Dedicated in 1962, the Eisenhower Library houses personal and Presidential papers and is managed by the National Archives. As with other presidential libraries, the materials are accessible only to "researchers." Unlike the other Presidential libraries we have visited, the library building itself did not have much exhibit space; there was a small gallery used for traveling exhibits. The current display paid tribute to the Marine Band -- the President's Own -- developed by John Philip Sousa. The library also had two portraits: President Eisenhower and Harry Darby. We didn't recognize Darby. He was a Kansas Senator who had donated an eleven-foot tall statue of then-General Eisenhower.
The Museum holds the biographical and Presidential displays we have come to expect. We have learned to walk rather quickly past the displays of state gifts; they do little to educate the visitor about the character or accomplishments of the president.
The biographical display revealed Ike to be a rather straight-arrow son of a solid family, who preferred athletics to academics as a young man. He requested an appointment to Annapolis, but was appointed to West Point instead, where he played football until a severe knee injury curtailed his athletic career. He graduated well down in his class; his military career moved along slowly until he was selected for the Command and General Staff College at Fort Leavenworth, where he ranked first.
He missed the First World War, but was a Lieutenant Colonel shortly before the start of the Second World War. He was advanced to temporary Colonel, then Brigadier, where he was assigned to a planning job in the War Department. His work was outstanding, so General Marshall gave him another promotion and a more important planning job -- the European campaign. This was again done splendidly, and so Eisenhower was selected to lead the U.S. Forces in Europe, and then became the Allied commander.

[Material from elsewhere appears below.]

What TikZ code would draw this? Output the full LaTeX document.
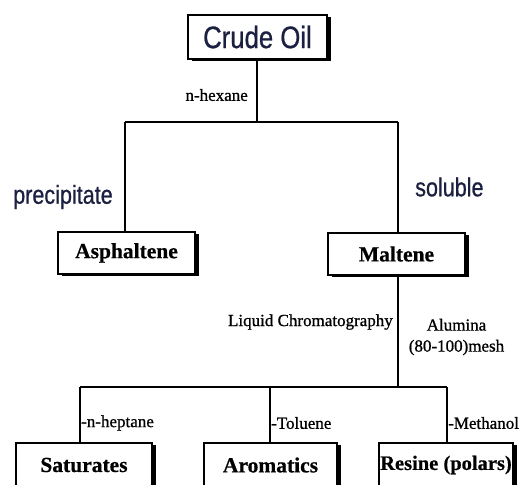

Eisenhower excelled in organization and planning, and managed the Eisenhower library difficult task of coordinating the allied forces quite effectively. He returned from the war a hero, and after a very short stint as president of Columbia University, returned to Europe as NATO commander.
Three times the United States has called upon a war hero to be President. George Washington was faced with great political and diplomatic challenges to establish an infant nation and its government. Ulysses Grant was a disaster as president. Eisenhower was just a caretaker. He had no personal program to speak of, either in domestic or foreign policy, and was far from charismatic.
The museum exhibits describing his presidency actually revealed these weaknesses. The most important piece of legislation mentioned during an 8-year presidency was the Taft-Hartley Act, which was a Republican Party plank and not an Eisenhower initiative. The museum showed a videotape of a televised press conference; Eisenhower appeared hesitant and inept. A rather odd display showed some original charts used for a government reorganization; Eisenhower appeared to be trying to run the country the way he ran the allied forces.
There was a special exhibit in the museum concerning the Korean War, done in connection with the 50th anniversary commemoration of that conflict. While the displays were very interesting and informative, it reinforced the impression that Eisenhower was much more a soldier than a president.
As we left the Eisenhower Center, carefully dissecting his political career like caustic Broadway critics, we stopped to reflect that Ike, like every President of the United States, was a tremendously capable and accomplished individual -- a great man. It's unfortunate that the job of President demands so much that few individuals can possibly succeed. The more Presidential libraries we visit, the more sympathetic we are toward these men who were faced with the impossible job of running our country.